Esta vida são dois dias
Não preciso de ser dono deste quadro do Dórdio Gomes para tirar prazer dele
Quando eu tinha 14/ 15 anos, a felicidade era muito barata. Podia custar 17$50, o preço da francesinha e um príncipe no Capa Negra do Campo Alegre. Podia até ficar de borla, se a miúda que nos punha as hormonas aos saltos não tirava a mão dela, quando lhe dávamos a nossa, alimentando as legítimas expectativas de que mais tarde ou mais cedo (de preferência mais cedo!) passaríamos a formas superiores de luta, ao nível do contacto físico.
A partir destas experiências de prazer procurado, percebi que sofrimento e risco fazem parte do processo de obtenção da felicidade. A francesinha sabia melhor quando eu tinha fome e a cerveja quando estava com sede. Para nos habilitarmos a uma queca, é preciso arriscar sofrer um pontapé nos tomates do nosso amor próprio, se a rapariga dos nossos sonhos húmidos retira rapidamente a mão que lhe demos e explica, toda lampeira, que gosta de muito de nós - mas só como amigos. O sexo e o amor sabem muito melhor quando estamos cheios de fome e sede deles.
Nos últimos 30 anos, o período de maior prosperidade de toda a história da humanidade, registou-se uma hiper-inflação dos custos da felicidade, provocada pela febre da propriedade, em que as pessoas erradamente confundiram posse com o prazer, esquecendo de que mais importante do que ter uma coisa é usufruir dela e que são os objectos que nos possuem – e não o contrário.
Deste período de correcção de valores e comportamentos, que designamos por crise, vai emergir um novo normal, marcado pela diminuição do custo de utilização dos produtos, em que alugaremos a roupa de bebé, que dura apenas três meses, e acharemos ridícula a mania de todos possuírem um carro próprio – imaginem que não havia outra maneira de usar avião a não ser ter um nosso!
No novo normal, avaliaremos em termos custo/beneficio a relação entre o tempo que gastamos a ganhar dinheiro e o tempo de prazer de que desfrutamos com o produto do nosso trabalho.
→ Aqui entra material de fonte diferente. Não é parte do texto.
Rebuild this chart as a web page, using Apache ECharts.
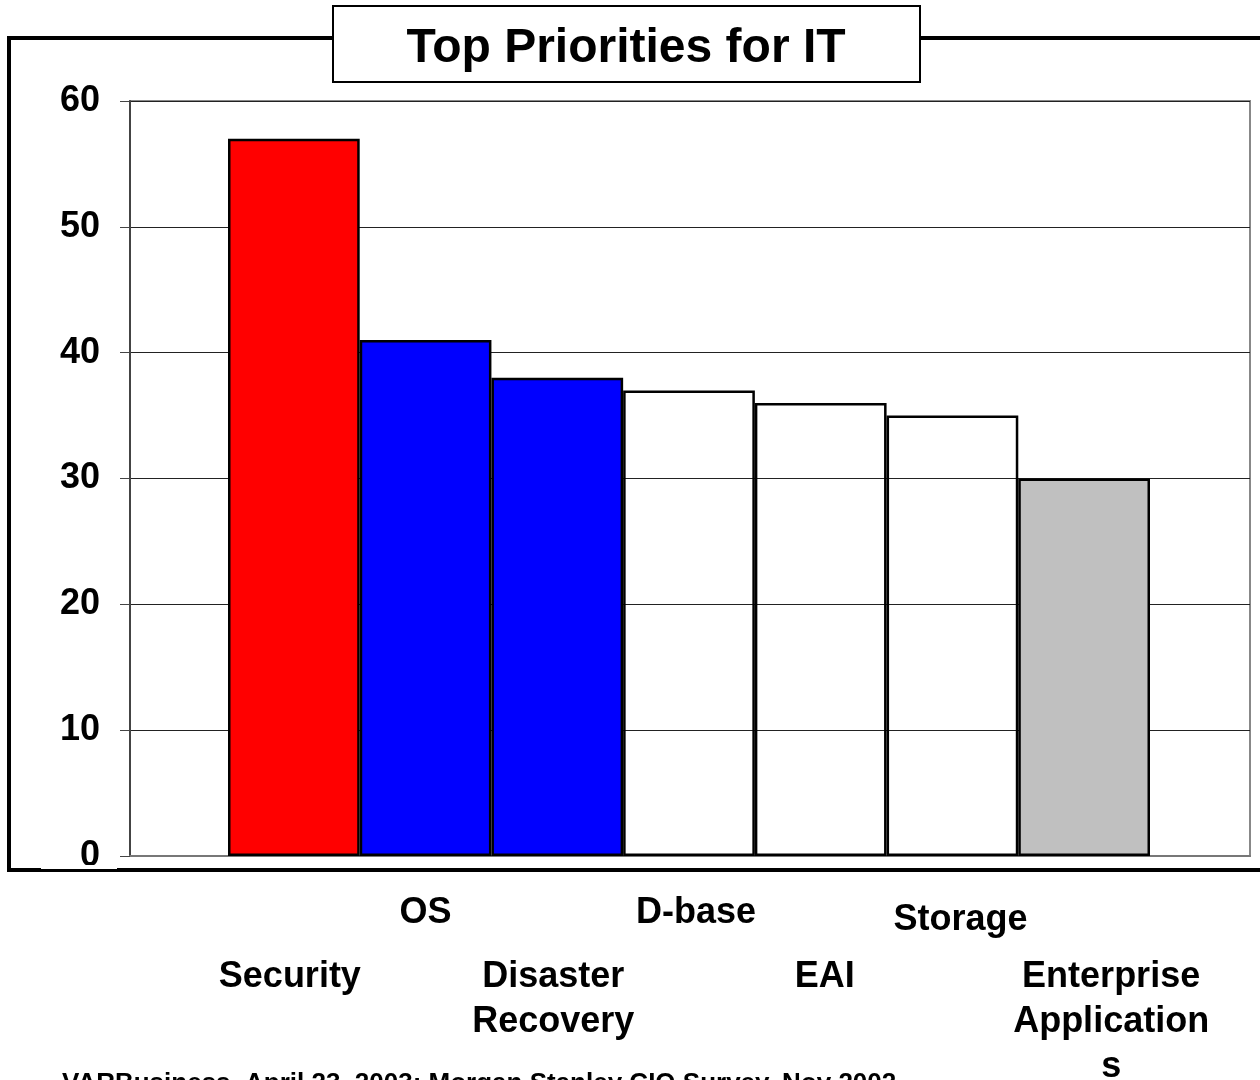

Tom Jobim tinha razão quando disse que “o que importa é ser feliz” mas temos de ser criteriosos sobre onde se adquire a felicidade - se na cama, na pastelaria ou no fundo de uma garrafa – e no preço a pagar por ela.
Nestes tempos difíceis, que põem à prova a alma dos homens, não podemos dar demasiado importância à “situação explosiva”, “morte lenta”, escutas, Face Oculta, dívida, desemprego ou défice. O melhor é descontrair-se e divertir-se. Abra a garrafa de Barca Velha que corre o risco de se passar. Goze as milhas do cartão antes que caduquem. Tire partido de tudo quanto é de borla e pode dar muito prazer. Esta vida são dois dias e o primeiro está a acabar.